At low speeds, the Golf’s standard passive suspension strikes a good balance between ride comfort and body control. This sensible damping means that, unless you option large alloy wheels, you don’t necessarily need to pay out for adaptive dampers. That said, their huge range of configurations is impressive and adds greater flexibility to the chassis.
Speaking of the chassis, on faster roads you can feel that this Mk8 Golf is a more agile creature than the model that came before. Sharply turning into bends reveals that trademark stability and ample grip, but also a newfound keenness to pivot around a bend. This is true of the hatchback, and by extension the wagon. There is some body roll, but it is far from unwieldy as the Golf seemingly takes whatever the road ahead has in its stride. However, if you’re looking for driving enjoy meant, you should look in the direction of the Ford Focus Estate.
The Golf’s steering is the real killer of any man-machine connection as it lacks the feedback required to truly know what those front wheels are up to. Its light calibration also contributes to its numb sensation. There is an argument that a C-segment estate car – and typically its owners – shouldn't care for handling finesse, but some competitors make a strong argument to the contrary.
Where the Golf Estate really shines is on the motorway, especially with a strong diesel engine under the bonnet.

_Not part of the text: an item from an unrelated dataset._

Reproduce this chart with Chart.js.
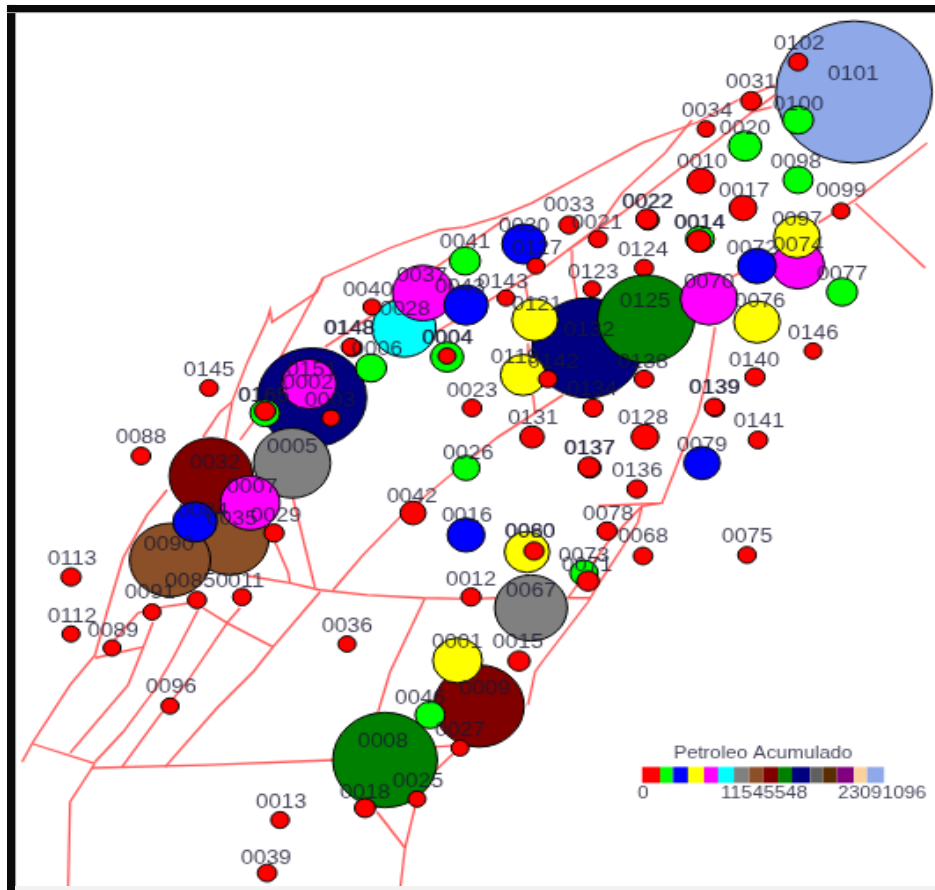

Refinement is good with wind and engine noise being kept to a minimum, and a little road noise simply being an exaggeration of the big empty space estate cars offer. Set the standard adaptive cruise control and this car will much the miles with the best of them. Fitted with the most powerful diesel engine and an automatic gearbox is torquey progress is effortless.
The Volkswagen Golf Estate’s driving dynamics might not win it any awards, but as a complete family car package for those seeking something subtle, it’ll be a perfect companion.